Accurate and spatially explicit cropland maps are crucial for many applications, which include sustainable crop monitoring, food security, and land and agriculture planning and management. Zimbabwe lacks reliable data on cropland extent of the old and new re-allocated areas for inventory purposes. Objectives of this paper are to map cropland utilizing: 1) automatic classification; 2) multi-classifier system (MCS); and 3) normalized difference vegetation index and bare-soil index (NDVI-BSI) thresholding and determine the spatiotemporal cropland changes. Change detection is implemented through a post-classification statistical method. The classified results are compared with SADC and ESA land cover products, GFSAD30AFCE cropland layer, and Google Earth imagery. Results reveal that MCS and NDVI-BSI performed the best and achieved overall accuracies of 80.54% and 79.32% for 2013, and for 2018, they attained accuracies of 87.90% and 88.56%, respectively. Automated classification, MCS, and NDVI-BSI thresholding produced average cropland areas of 3416396, 10346778, and 9788833 Ha, respectively. Visual assessment observations show that NDVI-BSI thresholding outperformed the other two techniques.
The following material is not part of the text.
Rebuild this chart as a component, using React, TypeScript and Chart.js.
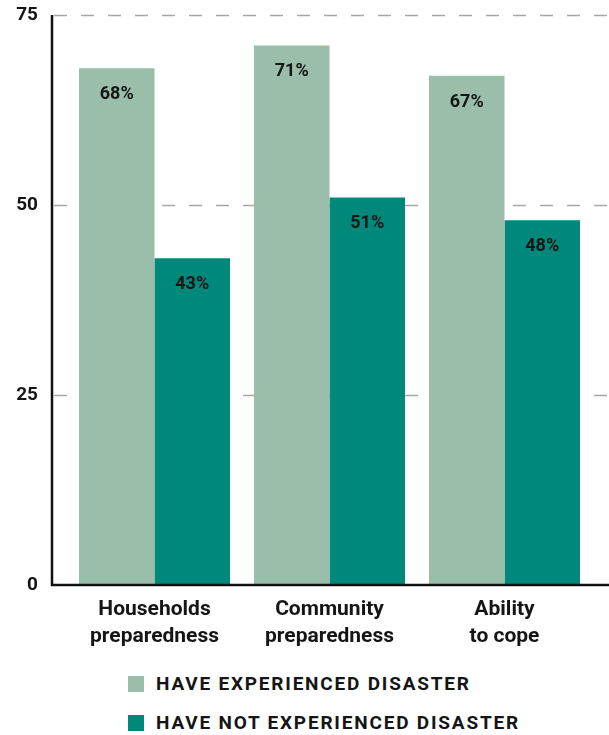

Comparing further the MCS and NDVI-BSI thresholding approaches’ results of total cropland areas of Zimbabwe’s ten provinces for the years 2013 and 2018, coefficients of determination of 0.8404 and 0.9619, respectively, are achieved. Change detection shows a general increase in the cropland area due to human activities despite the prolonged drought. However, we recommend further exploration of NDVI-BSI threshold values to derive cropland layers since the method is robust and can be automated easily and faster without inputting training data. We also recommend simulation of the changes in cropland areas using cellular automata and/or agent-based modeling.